Our shipping/invoicing process has been screwy since I can remember. Our AR person also handles our shipping. We have automated daily reports that are driven by the invoices created the prior day. As an example, we have a daily “Gross Margin” report that generates a list of jobs that were “shipped and invoiced”, and what our profits were on those jobs. This ultimately gives the production team credit towards their quarterly bonus and keep our daily numbers looking good. The problem is, we’re marking jobs as shipped and invoicing them a week or 2 before they even leave our building, so production gets credit for building them that day. The invoices get edited when the product actually ships. This circumvents any visibility in Epicor. I look at an invoice in Epicor, it says it was invoiced a week ago, but the invoice the customer gets has a modified date and might have yesterdays date.

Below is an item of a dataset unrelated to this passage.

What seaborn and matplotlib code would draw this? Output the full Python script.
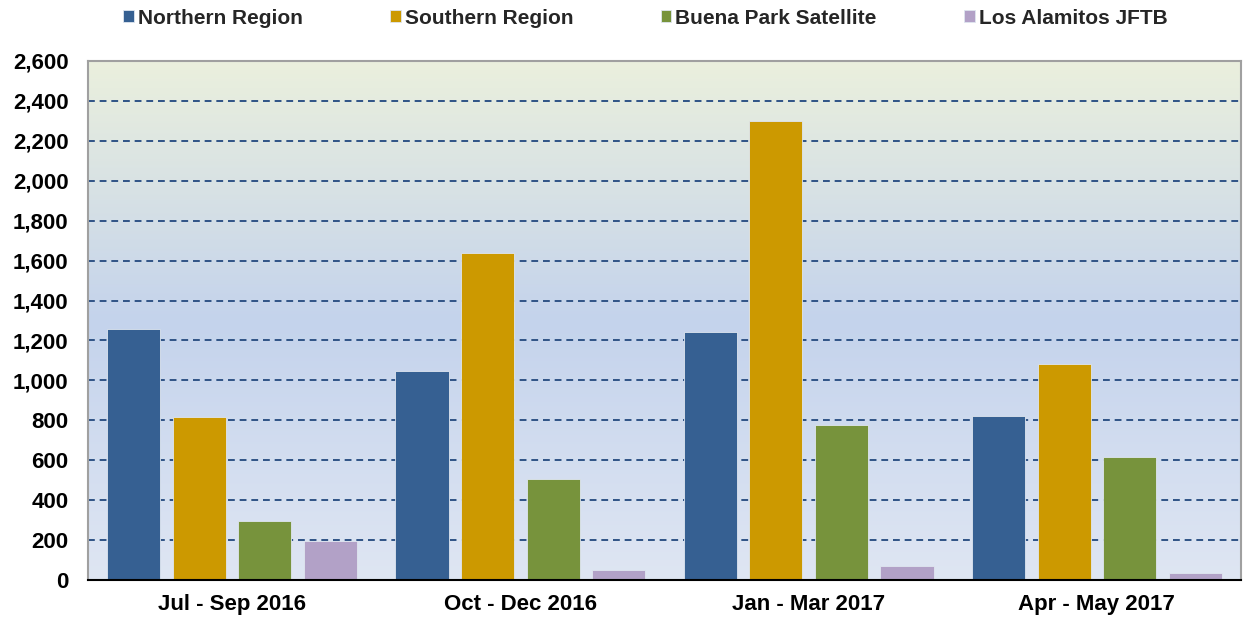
import matplotlib
matplotlib.use("Agg")
import matplotlib.pyplot as plt
import matplotlib.ticker as mticker
from matplotlib.colors import LinearSegmentedColormap
import numpy as np
import pandas as pd
import seaborn as sns

sns.set_style("white")
plt.rcParams['font.family'] = ['Liberation Sans', 'DejaVu Sans']
plt.rcParams['font.weight'] = 'bold'

periods = ["Jul - Sep 2016", "Oct - Dec 2016", "Jan - Mar 2017", "Apr - May 2017"]
regions = ["Northern Region", "Southern Region", "Buena Park Satellite", "Los Alamitos JFTB"]
northern = [1258, 1045, 1242, 820]
southern = [817, 1637, 2297, 1080]
buena_park = [297, 505, 776, 615]
los_alamitos = [196, 52, 70, 37]
colors = ["#366092", "#cc9900", "#77933c", "#b2a1c7"]

df = pd.DataFrame({
    "period": periods * 4,
    "region": [r for r in regions for _ in periods],
    "value": northern + southern + buena_park + los_alamitos,
})

fig = plt.figure(figsize=(12.43, 6.22), dpi=100)
ax = fig.add_axes([0.0708, 0.0675, 0.9276, 0.8345])

# gradient background of the plot area
cmap = LinearSegmentedColormap.from_list(
    "bg", [(0.0, "#dfe6f3"), (0.5, "#c4d3ec"), (1.0, "#ebf0dd")])
grad = np.linspace(0, 1, 256).reshape(-1, 1)
ax.imshow(grad, extent=[-0.5, 3.5, 0, 2600], origin="lower", aspect="auto",
          cmap=cmap, zorder=0)

sns.barplot(data=df, x="period", y="value", hue="region", palette=colors,
            width=0.91, gap=0.19, ax=ax, zorder=2, linewidth=0.6,
            edgecolor="#dfe6f0", saturation=1)

ax.set_xlim(-0.5, 3.5)
ax.set_ylim(0, 2600)
ax.set_yticks(np.arange(0, 2601, 200))
ax.yaxis.set_major_formatter(mticker.FuncFormatter(lambda v, p: f"{v:,.0f}"))
ax.grid(axis="y", color="#2f5386", linestyle=(0, (3.5, 2.5)), linewidth=1.4, zorder=1)
ax.grid(axis="x", visible=False)
ax.set_xlabel("")
ax.set_ylabel("")
ax.tick_params(axis="y", length=0, labelsize=16, pad=14, labelcolor="black")
ax.tick_params(axis="x", which="major", length=0, labelsize=16, pad=10, labelcolor="black")
ax.set_xticks([0.5, 1.5, 2.5], minor=True)
ax.tick_params(axis="x", which="minor", length=6, width=1.2, color="black", direction="out")
for lab in ax.get_xticklabels() + ax.get_yticklabels():
    lab.set_fontweight("bold")

for s in ["top", "left", "right"]:
    ax.spines[s].set_color("#a0a0a0")
    ax.spines[s].set_linewidth(1.5)
ax.spines["bottom"].set_color("black")
ax.spines["bottom"].set_linewidth(1.5)

handles, labels = ax.get_legend_handles_labels()
ax.get_legend().remove()
fig.legend(handles, labels, loc="center", bbox_to_anchor=(0.5192, 0.971), ncol=4,
           frameon=False, handlelength=0.5, handleheight=0.5,
           handletextpad=0.2, columnspacing=4.2, prop={"weight": "bold", "size": 15})

fig.savefig("out.png", dpi=100)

Then our project manager decides to get involved with a third part logistics company who claims they can take over our LTL and collect shipments. Okay, fine. But things are getting marked shipped in Epicor, which Epicor delivers a CSV to said 3PL company, with daily pending “shipments”. They’re not seeing some lines because they’re already “shipped”, or she creates the Pack ID with a set date, does an invoice, but the date she sets isn’t the actual ship date. It’s just a mess, and guess who’s lap it gets dumped in?

I offered a solution, which was changing the way production gets credit. Rather than going off the invoices, let’s go off the order details and the final operation of the jobs. When it’s packaged up and sitting on a pallet, they get credit; regardless if an invoice is created yet or not. This would require a ton of work, as I’d have to recreate most of our automated reports, queries, ect. This would also allow AR and Shipping to use actual dates and not have to worry about “giving production credit”.

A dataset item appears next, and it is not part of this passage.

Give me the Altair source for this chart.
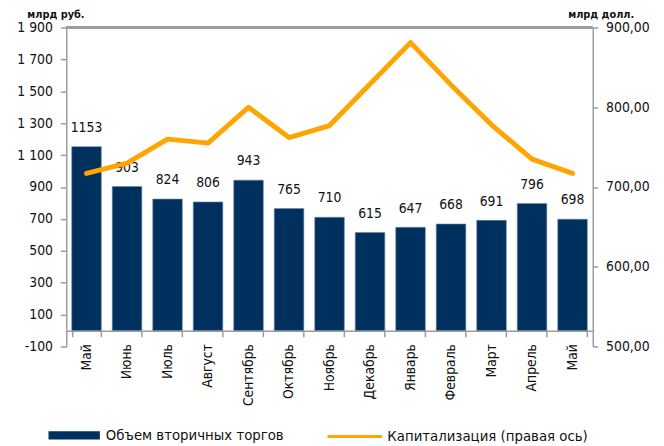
import altair as alt
import pandas as pd

months = ["Май", "Июнь", "Июль", "Август", "Сентябрь", "Октябрь", "Ноябрь",
          "Декабрь", "Январь", "Февраль", "Март", "Апрель", "Май"]
volume = [1153, 903, 824, 806, 943, 765, 710, 615, 647, 668, 691, 796, 698]
capitalization = [717, 730, 760, 755, 800, 762, 777, 829, 881, 828, 778, 735, 717]
left_ticks = list(range(-100, 2000, 200))
right_ticks = [500, 600, 700, 800, 900]
series_bar = "Объем вторичных торгов"
series_line = "Капитализация (правая ось)"

df = pd.DataFrame({
    "idx": list(range(len(months))),
    "month": months,
    "vol": volume,
    "cap": capitalization,
    "s_bar": series_bar,
    "s_line": series_line,
})

FONT = "DejaVu Sans Condensed, DejaVu Sans"
GREY = "#9c9c9c"
NAVY = "#00305E"
ORANGE = "#FFA400"

label_js = "[" + ",".join("'" + m + "'" for m in months) + "][datum.value]"

x_enc = alt.X(
    "idx:O",
    scale=alt.Scale(paddingInner=0.27, paddingOuter=0.135),
    axis=alt.Axis(
        title=None, offset=-16, tickBand="extent", tickSize=6,
        labelAngle=270, labelAlign="right", labelBaseline="middle",
        labelPadding=7, labelExpr=label_js, labelOverlap=False,
        labelFontSize=14, labelFont=FONT, labelColor="#111111",
        domainColor=GREY, tickColor=GREY, domainWidth=1.5, tickWidth=1.5,
    ),
)

y_left = alt.Scale(domain=[-100, 1900], nice=False, zero=False)
y_right = alt.Scale(domain=[500, 900], nice=False, zero=False)

left_axis = alt.Axis(
    values=left_ticks, grid=False, tickSize=6, labelPadding=8,
    labelOverlap=False, labelBound=False,
    labelExpr="replace(replace(format(datum.value, ','), ',', ' '), '\u2212', '-')",
    labelFontSize=14, labelFont=FONT, labelColor="#111111",
    domainColor=GREY, tickColor=GREY, domainWidth=1.5, tickWidth=1.5,
    title="млрд руб.", titleAngle=0, titleX=-11, titleY=-10.5,
    titleAlign="center", titleBaseline="alphabetic",
    titleFont=FONT, titleFontSize=11, titleFontWeight="bold", titleColor="#111111",
)

bars = alt.Chart(df).mark_bar(stroke="#6F86A6", strokeWidth=0.6).encode(
    x=x_enc,
    y=alt.Y("vol:Q", scale=y_left, axis=left_axis),
    fill=alt.Fill(
        "s_bar:N", scale=alt.Scale(domain=[series_bar], range=[NAVY]),
        legend=alt.Legend(
            orient="none", legendX=-18, legendY=387, title=None, padding=0,
            symbolType="M-1,-0.16H1V0.16H-1Z", symbolSize=2704,
            symbolStrokeWidth=0, labelOffset=6, labelFontSize=15, labelLimit=0,
            labelFont=FONT, labelColor="#111111",
        ),
    ),
)

labels = alt.Chart(df).mark_text(
    dy=-15, baseline="alphabetic", align="center", fontSize=14, font=FONT, color="#111111"
).encode(
    x=x_enc,
    y=alt.Y("vol:Q", scale=y_left, axis=left_axis),
    text="vol:Q",
)

top_rule = alt.Chart(df).mark_rule(color=GREY, strokeWidth=1.5).encode(
    y=alt.datum(1900, scale=y_left, axis=left_axis),
)

left = alt.layer(bars, top_rule, labels)

line = alt.Chart(df).mark_line(strokeWidth=5, strokeCap="round", strokeJoin="round").encode(
    x=x_enc,
    y=alt.Y(
        "cap:Q", scale=y_right,
        axis=alt.Axis(
            orient="right", values=right_ticks, grid=False, tickSize=5, labelPadding=8,
            labelOverlap=False, labelBound=False,
            labelExpr="replace(format(datum.value, '.2f'), '.', ',')",
            labelFontSize=14, labelFont=FONT, labelColor="#111111",
            domainColor=GREY, tickColor=GREY, domainWidth=1.5, tickWidth=1.5,
            title="млрд долл.", titleAngle=0, titleX=8, titleY=-10.5,
            titleAlign="center", titleBaseline="alphabetic",
            titleFont=FONT, titleFontSize=11, titleFontWeight="bold", titleColor="#111111",
        ),
    ),
    stroke=alt.Stroke(
        "s_line:N", scale=alt.Scale(domain=[series_line], range=[ORANGE]),
        legend=alt.Legend(
            orient="none", legendX=263, legendY=385, title=None, padding=0,
            symbolType="stroke", symbolSize=3025, symbolStrokeWidth=3,
            labelOffset=4, labelFontSize=15, labelLimit=0,
            labelFont=FONT, labelColor="#111111",
        ),
    ),
)

chart = alt.layer(left, line).resolve_scale(y="independent").properties(
    width=533, height=323,
    padding={"left": 59, "top": 17, "right": 64, "bottom": 98},
    autosize=alt.AutoSizeParams(type="none"),
    background="white",
).configure_view(stroke=None)

chart.save("out.html", embed_options={"renderer": "svg", "actions": False})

Another option I offered was to add custom fields for “Actual Ship Date” and “Actual Invoice Date” inside Customer Shipment Entry and Invoice Entry.

And the 3rd option was to train someone on the production floor on how to use a dashboard that would change flags or dates on the CSV file we send to the 3rd part logistics company.

Anyone else have any ideas, suggestions or hacks to make our lives easier?

that just made me cringe… people gaming the system haha.

For different reasons altogether we’ve found value in adding a couple extra fields in shiphead and shipdtl. Using a simple bpm you can populate a shiphead.created_c (effectively a born on date), and then use a bpm to change the base field to change the shipdate to the the current date when actually shipped (currently epicor defaults it to the date the pack is created, which is plain dumb). We then created a shipdtl.packdate_c at the detail level to track when things were packaged over time as these shipments awaited collection activities etc in order to track our own crazy internal processes that don’t make sense to anyone else. The detail is a simple bpm that plugs in the current date when the line on the shipping detail is created. You can then track pack creation, actual shipdate and trace what and when things got into the shipment.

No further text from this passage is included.